Among the most successful collaboration so far was an episode of “Between Two Ferns with Zach Galifianakis,” a spoof talk show featuring an interview with Obama. The online video has been seen more than 24 million times and drove up traffic to the online federal health-care marketplace by 40 percent in a single day.
Some of the White House’s recruits have been surprised they made the list. Hannah Hart is a YouTube personality with 1.5 million subscribers who came to fame when a friend uploaded a video of her cooking while tipsy in her kitchen. When she got an e-mail inviting her to come to a meeting at 1600 Pennsylvania Ave., she recalled her response was, “Is this real?”
Hart has signed up for insurance on California’s health-care exchange and hosted a livestream event on the topic. When she realized she would be sitting across from Obama in the Roosevelt Room, she said, “beads of sweat began to form along my brow.” But she came away impressed with the exchange, posted a couple of videos, and said in an interview that she would be open to doing it again “on issues I feel strongly about.”
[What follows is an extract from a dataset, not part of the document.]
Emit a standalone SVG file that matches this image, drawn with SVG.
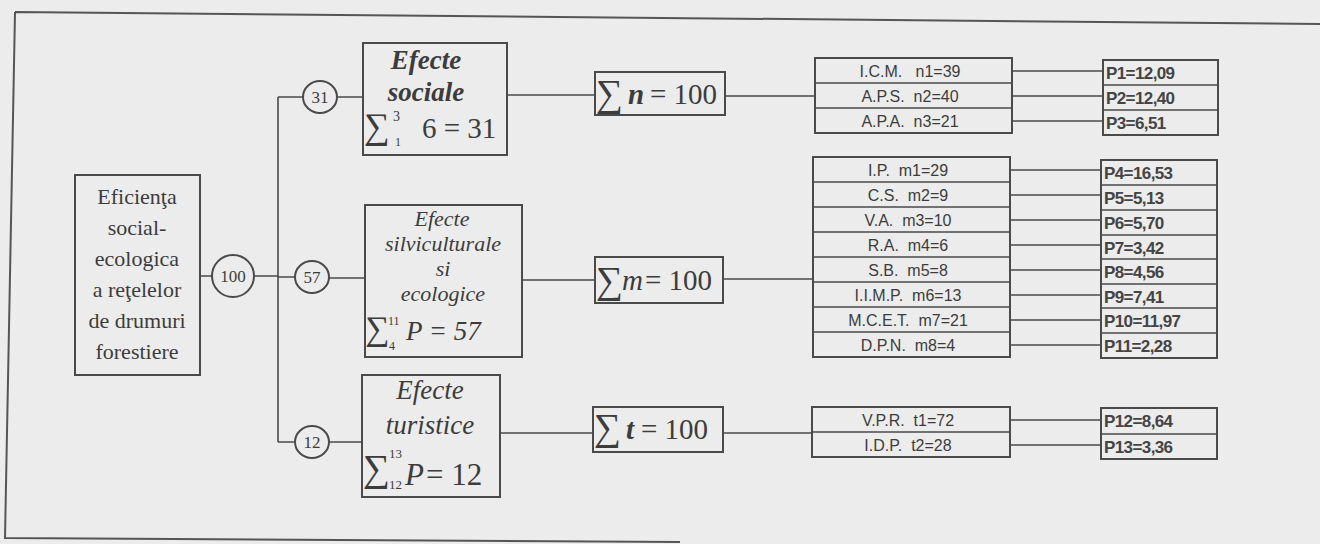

On rare occasions, celebrity endorsers fumble their message. Pop singer Lance Bass visited the White House in the spring to discuss health care — and went on a rant after he tweeted an incorrect address for HealthCare.gov. “Grow up people!” he wrote in disgust.
And of course many of these stars also help fill Democratic campaign coffers. In March 2013, Obama attended a Democratic National Committee reception at the New York City home of film studio executive Harvey Weinstein that also included stars such as Justin Timberlake and Steve Martin.
In July, he headlined a DNC fundraiser at the Los Angeles home of “Scandal” creator Shonda Rhimes, which was co-hosted by the show’s star, Kerry Washington.
DNC spokeswoman Rebecca Chalif said in a statement that star-studded events offer “ways to connect with our supporters.”
“Our well known supporters can be an invaluable asset to help us engage voters — especially voters who may not always turn out in midterms,” Chalif wrote.